No matter how well you document your IT configuration, change and testing processes, it doesn’t take much for someone to accidently cause a slowdown, outage or security issue. Human error is estimated to cause almost a quarter of data center failures, and we’ve all made enough mistakes to know it’s impossible to prevent them all.
Some of the most public and expensive outages have hit the airline industry. This spring’s failure of the British Airways system responsible for passenger booking, baggage handling, mobile apps and check-in desks resulted in more than 1,000 cancelled flights and tens of thousands of stranded passengers. Shares in the parent company dropped significantly following the outage, which reportedly cost the airline $91.6 million and untold damage to its brand.
While details about the cause are unclear, they seem to revolve around the unplanned cut off and restoration of power to the servers running these systems by an outside contractor.
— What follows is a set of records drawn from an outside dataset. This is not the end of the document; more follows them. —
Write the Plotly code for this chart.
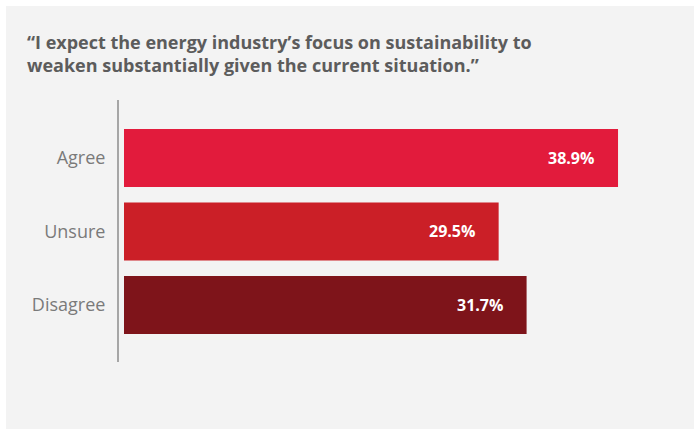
import plotly.graph_objects as go

# Survey responses
categories = ["Agree", "Unsure", "Disagree"]
values = [38.9, 29.5, 31.7]
value_labels = ["38.9%", "29.5%", "31.7%"]
bar_colors = ["#e21b3c", "#cb1f27", "#7e141a"]
title_lines = [
    "\u201cI expect the energy industry\u2019s focus on sustainability to",
    "weaken substantially given the current situation.\u201d",
]

W, H = 694, 435
ML, MR, MT, MB = 119, 20, 100, 73
plot_w = W - ML - MR
plot_h = H - MT - MB
PX_PER_UNIT = 12.7


def px_x(px):
    return (px - ML) / plot_w


def px_y(py):
    return (H - MB - py) / plot_h


ypos = list(range(len(categories)))

fig = go.Figure(
    go.Bar(
        x=values,
        y=ypos,
        orientation="h",
        marker=dict(color=bar_colors, line=dict(width=0)),
        width=0.79,
        hoverinfo="skip",
    )
)

# value labels inside the bar ends
for v, lab, yy in zip(values, value_labels, ypos):
    fig.add_annotation(
        x=v, y=yy, xref="x", yref="y",
        text=f"<b>{lab}</b>", showarrow=False,
        xanchor="right", yanchor="middle", xshift=-22,
        font=dict(family="Open Sans", size=16, color="white"),
    )

# quoted heading, two lines
for i, line in enumerate(title_lines):
    fig.add_annotation(
        x=px_x(25), y=px_y(42 + 23 * i), xref="paper", yref="paper",
        text=f"<b>{line}</b>", showarrow=False,
        xanchor="left", yanchor="middle",
        font=dict(family="Open Sans", size=18, color="#5c5c5c"),
    )

# light grey panel
fig.add_shape(
    type="rect", xref="paper", yref="paper",
    x0=px_x(6), x1=px_x(700), y0=px_y(429), y1=px_y(6),
    fillcolor="#f3f3f3", line=dict(width=0), layer="below",
)

fig.update_layout(
    width=W, height=H,
    margin=dict(l=ML, r=MR, t=MT, b=MB),
    paper_bgcolor="white",
    plot_bgcolor="rgba(0,0,0,0)",
    showlegend=False,
    xaxis=dict(
        range=[-5 / PX_PER_UNIT, (plot_w - 5) / PX_PER_UNIT],
        visible=False, fixedrange=True,
    ),
    yaxis=dict(
        range=[2.777, -0.79],
        tickvals=ypos, ticktext=categories,
        showline=True, linecolor="#a6a6a6", linewidth=2,
        showgrid=False, zeroline=False, ticks="",
        ticklabelstandoff=8,
        tickfont=dict(family="Open Sans", size=18, color="#7a7a7a"),
        fixedrange=True,
    ),
)

fig.write_html("out.html")
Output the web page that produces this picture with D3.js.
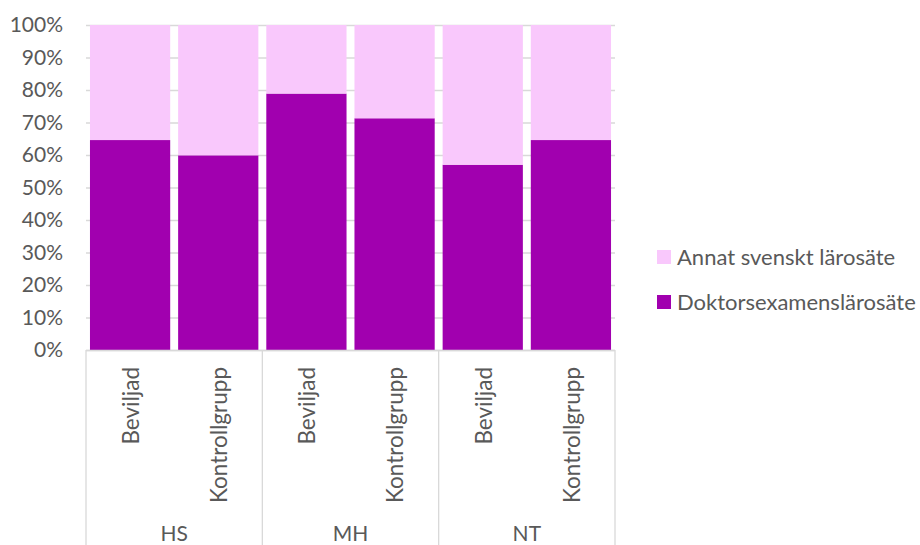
<!DOCTYPE html>
<html><head><meta charset="utf-8">
<script src="https://cdn.jsdelivr.net/npm/d3@7"></script>
<style>body{margin:0;background:#fff}svg{display:block}text{font-family:Lato,"Open Sans",sans-serif;fill:#595959}</style>
</head><body><svg width="920" height="545"></svg>
<script>
const groups = ["HS","HS","MH","MH","NT","NT"];
const groupNames = ["HS","MH","NT"];
const subcats = ["Beviljad","Kontrollgrupp","Beviljad","Kontrollgrupp","Beviljad","Kontrollgrupp"];
const doktor = [0.646,0.599,0.789,0.713,0.570,0.646];
const annat = doktor.map(v=>1-v);
const seriesNames = ["Annat svenskt lärosäte","Doktorsexamenslärosäte"];
const colors = {"Doktorsexamenslärosäte":"#A100AF","Annat svenskt lärosäte":"#F9C8FC"};
const yTicks = [0,0.1,0.2,0.3,0.4,0.5,0.6,0.7,0.8,0.9,1.0];

const svg = d3.select("svg");
const L=86,R=615,T=25,B=350;
const idx = d3.range(subcats.length);
const x = d3.scaleBand().domain(idx).range([L,R]).paddingInner(0.09).paddingOuter(0.045);
const xOuter = d3.scaleBand().domain(idx).range([L,R]);
const y = d3.scaleLinear().domain([0,1]).range([B,T]);

// gridlines
svg.append("g").selectAll("line").data(yTicks).join("line")
  .attr("x1",L).attr("x2",R).attr("y1",d=>y(d)+0.5).attr("y2",d=>y(d)+0.5)
  .attr("stroke","#D9D9D9").attr("stroke-width",1.3);

// y labels
svg.append("g").selectAll("text").data(yTicks).join("text")
  .attr("x",63).attr("y",d=>y(d)).attr("dy","0.35em").attr("text-anchor","end")
  .style("font-size","21px").text(d3.format(".0%"));

// bars
const stackData = idx.map(i=>({i, "Doktorsexamenslärosäte":doktor[i], "Annat svenskt lärosäte":annat[i]}));
const stack = d3.stack().keys(["Doktorsexamenslärosäte","Annat svenskt lärosäte"])(stackData);
svg.append("g").selectAll("g").data(stack).join("g").attr("fill",s=>colors[s.key])
  .selectAll("rect").data(s=>s).join("rect")
  .attr("x",d=>x(d.data.i)).attr("width",x.bandwidth())
  .attr("y",d=>y(d[1])).attr("height",d=>y(d[0])-y(d[1]));

// category axis box
const ax = svg.append("g").attr("stroke","#D9D9D9").attr("stroke-width",1.3);
ax.append("line").attr("x1",L).attr("x2",R).attr("y1",B+0.5).attr("y2",B+0.5);
const bounds = [0,2,4,6].map(k=> k<6 ? xOuter(k) : R);
ax.selectAll("line.v").data(bounds).join("line").attr("class","v")
  .attr("x1",d=>d).attr("x2",d=>d).attr("y1",B).attr("y2",545);

// sub category labels rotated
svg.append("g").selectAll("text").data(idx).join("text")
  .attr("transform",i=>`translate(${x(i)+x.bandwidth()/2+1},367) rotate(-90)`)
  .attr("dy","0.35em").attr("text-anchor","end").style("font-size","22.5px")
  .text(i=>subcats[i]);

// group labels
svg.append("g").selectAll("text").data(groupNames).join("text")
  .attr("x",(g,k)=>(bounds[k]+bounds[k+1])/2).attr("y",534).attr("dy","0.35em")
  .attr("text-anchor","middle").style("font-size","21px").text(d=>d);

// legend
const lg = svg.append("g").selectAll("g").data(seriesNames).join("g")
  .attr("transform",(d,k)=>`translate(657,${250+k*45})`);
lg.append("rect").attr("width",14).attr("height",14).attr("fill",d=>colors[d]);
lg.append("text").attr("x",20).attr("y",7).attr("dy","0.35em").style("font-size","22px").text(d=>d);
</script></body></html>
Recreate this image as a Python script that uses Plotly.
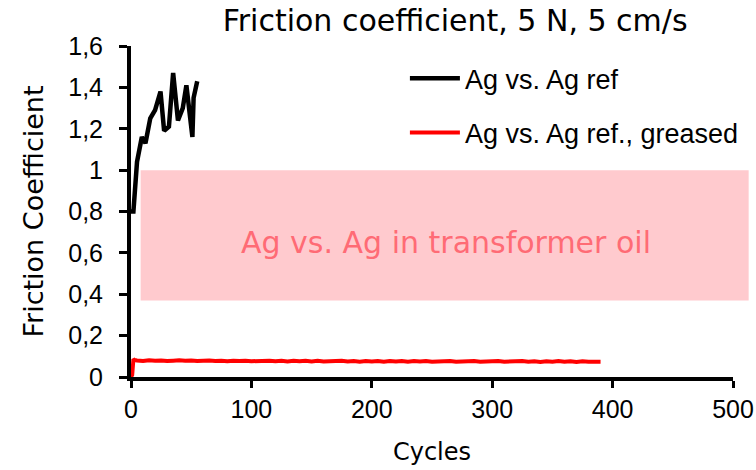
import plotly.graph_objects as go

# ---- data ----
black_x = [0, 2, 5, 9, 12, 16, 20, 24.5, 27.5, 31.5, 35, 39, 43, 46, 51, 52, 55]
black_y = [0.80, 0.80, 1.04, 1.16, 1.13, 1.25, 1.29, 1.38, 1.19, 1.21, 1.47, 1.24, 1.30, 1.41, 1.16, 1.35, 1.43]

red_x_start = [0, 1, 2, 3]
red_y_start = [0.0, 0.01, 0.086, 0.082]
red_x_rest = list(range(5, 391, 5))
red_y_rest = [0.080, 0.077, 0.081, 0.078, 0.080, 0.077, 0.079, 0.081, 0.078, 0.080,
              0.077, 0.079, 0.080, 0.077, 0.079, 0.076, 0.079, 0.077, 0.079, 0.076,
              0.078, 0.076, 0.079, 0.076, 0.078, 0.075, 0.078, 0.076, 0.078, 0.075,
              0.078, 0.075, 0.077, 0.075, 0.078, 0.075, 0.077, 0.074, 0.077, 0.075,
              0.077, 0.074, 0.077, 0.075, 0.077, 0.074, 0.077, 0.075, 0.077, 0.074,
              0.076, 0.074, 0.077, 0.074, 0.076, 0.074, 0.077, 0.074, 0.076, 0.074,
              0.077, 0.074, 0.076, 0.074, 0.077, 0.074, 0.076, 0.073, 0.076, 0.074,
              0.077, 0.074, 0.076, 0.073, 0.076, 0.074, 0.076, 0.074]
red_x = red_x_start + red_x_rest
red_y = red_y_start + red_y_rest

band_x_start = 8      # cycles
band_x_end = 513      # cycles (band runs past the axis end)
band_low = 0.37
band_high = 1.0
band_label = "Ag vs. Ag in transformer oil"
band_label_x = 262
band_label_y = 0.65

x_max = 500
y_max = 1.6

series_names = ["Ag vs. Ag ref", "Ag vs. Ag ref., greased"]

fig = go.Figure()
fig.add_trace(go.Scatter(x=black_x, y=black_y, mode="lines", name=series_names[0],
                         line=dict(color="black", width=4.5), legendgroup="a"))
fig.add_trace(go.Scatter(x=red_x, y=red_y, mode="lines", name=series_names[1],
                         line=dict(color="#ff0000", width=4), legendgroup="b"))

fig.add_shape(type="rect", xref="paper", yref="y",
              x0=band_x_start / x_max, x1=band_x_end / x_max,
              y0=band_low, y1=band_high,
              fillcolor="#ffcace", line=dict(width=0), layer="below")

title_font = "DejaVu Sans"

fig.add_annotation(x=band_label_x, y=band_label_y, xref="x", yref="y",
                   text=band_label, showarrow=False,
                   font=dict(family=title_font, size=30, color="#ff6b75"))

tick_font = dict(family="Liberation Sans, Arial", size=25, color="black")

fig.update_layout(
    width=756, height=470, autosize=False,
    margin=dict(l=131, r=23, t=46, b=93, autoexpand=False),
    paper_bgcolor="white", plot_bgcolor="white",
    separators=", ",
    title=dict(text="Friction coefficient, 5 N, 5 cm/s", x=0.602, xanchor="center",
               y=0.957, yanchor="middle",
               font=dict(family=title_font, size=30, color="black")),
    showlegend=True,
    legend=dict(x=0.455, y=0.975, xanchor="left", yanchor="top",
                font=dict(family="Liberation Sans, Arial", size=27, color="black"),
                bgcolor="rgba(0,0,0,0)", tracegroupgap=16, itemwidth=50),
    xaxis=dict(range=[0, x_max], dtick=100, tick0=0, showgrid=False, zeroline=False,
               showline=True, linecolor="black", linewidth=4, automargin=False,
               ticks="outside", ticklen=7, tickwidth=3, tickcolor="black",
               tickfont=tick_font,
               title=dict(text="Cycles", standoff=22,
                          font=dict(family=title_font, size=24, color="black"))),
    yaxis=dict(range=[0, y_max], dtick=0.2, tick0=0, showgrid=False, zeroline=False,
               showline=True, linecolor="black", linewidth=4, automargin=False,
               ticks="outside", ticklen=8, tickwidth=3, tickcolor="black",
               tickfont=tick_font, ticklabelstandoff=11,
               title=dict(text="Friction Coefficient", standoff=18,
                          font=dict(family=title_font, size=27, color="black"))),
)

fig.write_html("out.html")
The use of an outside contractor is especially relevant given the often complex support structures at modern organizations, with multiple outside vendors providing hardware and software support that used to be handled by a single internal IT organization.
A similar failure that hit Delta Air Lines in August 2016 caused the cancellation of around 1,780 flights, at an estimated cost of about $30 million. The Wall Street Journal reported the outage was caused by the failure of an Automatic Transfer Switch that was supposed to move the power load to an alternate source such as a generator if the primary power failed.
What’s as bad as the initial failure is when it goes on and on, and when the outage makes it impossible to give your customers or even your own employees accurate updates about the situation. The middle of an emergency is too late to start avoiding such problems.
A better approach is to define procedures, proactively develop the proper recovery workflows, communicate them to all stakeholders, and automate the alerting and response process for when something does go wrong. Here are ten ways this approach might have minimized the damage from some major outages with airline ticketing and operation systems.
- Develop standard processes for the shutting down and restoration of servers, network gear and their power supplies, including each step to be performed, its expected result, and how to return to a previous safe condition if a change produces an unexpected result.
- Require approval by management for any changes to these processes.
- Create advisories within the workflow about what warning signs, such as noises or error messages, might signal various failures.
- Develop safeguards (such as required approval by a second person) for any action taken during the restoration process that could disrupt business-critical systems.
- Conduct periodic tests of the configuration and status of backup power systems and the switches that move the power load to backup sources.
- Conduct periodic audits to assure that any new or upgraded hardware is provided for in the backup and restoration plan, and is properly configured for the failover of power and connectivity.
- Require periodic tests of the recovery of servers and databases and the rapid updating of production data.
- Share the approved processes with all outside service providers and internal stakeholders to assure they are followed.
- Automate response workflows when something does go wrong (e.g., when an outage is detected) to assure timely communication of information to the right resolvers and stakeholders such as customers.
- Keep audit trails to verify which resolvers received which information, whether they confirmed the receipt of the information, and if they took the required action.
None of these steps are rocket science. You’re probably doing some of them, some of the time. But as airlines (and other industries) keep finding out, there is no way to anticipate every possible mistake. You need a response plan ready to go before things go south.